Il Signore avverte e mette in guardia contro questa falsa sicurezza, che nasconde l’abisso del nulla, del vuoto totale.
Proprio quando ci pieghiamo all’idolatria delle cose, in realtà ci volgiamo all’idolatria del nostro “io”, del nostro egoismo, e non siamo più capaci di riconoscere le esigenze dei fratelli più bisognosi né tanto meno l’infinita ricchezza di una relazione filiale con Dio Padre. Proprio così: ci ammonisce San Paolo dicendo che “L’attaccamento al denaro è la radice di tutti i mali” (1 Tm 6,10). In fondo la parabola raccontata da Gesù nasce proprio da una diatriba tra fratelli riguardo una eredità.
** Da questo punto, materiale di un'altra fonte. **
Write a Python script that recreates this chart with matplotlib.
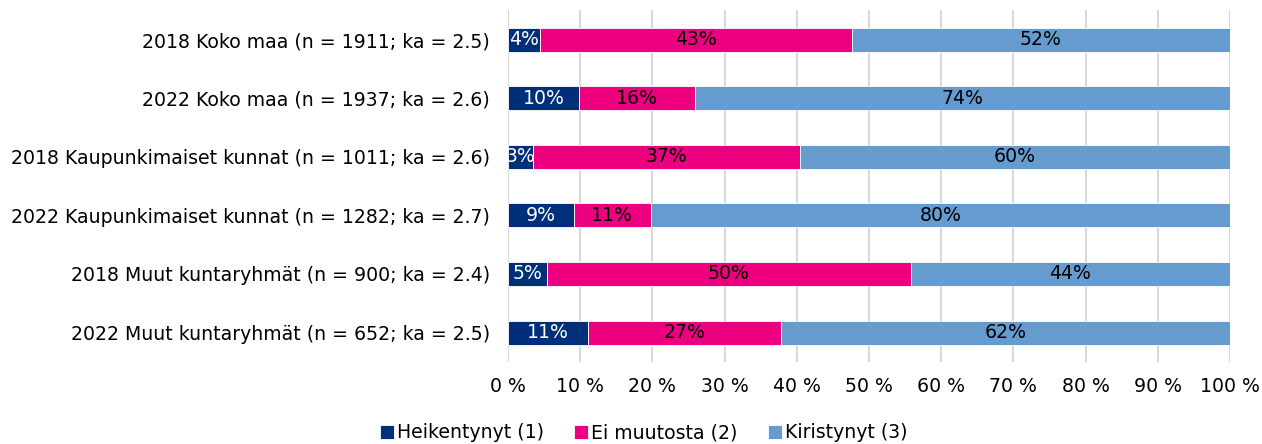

La risposta di Gesù non è in un criterio matematico per fare le parti in modo equo, ma piuttosto punta ad evitare di attaccarsi in modo insano ai beni di questo mondo. Se il cuore non è libero e resta vittima della cupidigia e dell’avidità, nessun criterio di giustizia umana potrà essere soddisfacente, perché si troverà sempre un pretesto per attaccare il fratello. Solo un cuore che accoglie nell’umiltà l’infinito amore di un Padre potrà vivere gioiosamente delle relazioni fraterne e un liberante rapporto con i beni di questa terra.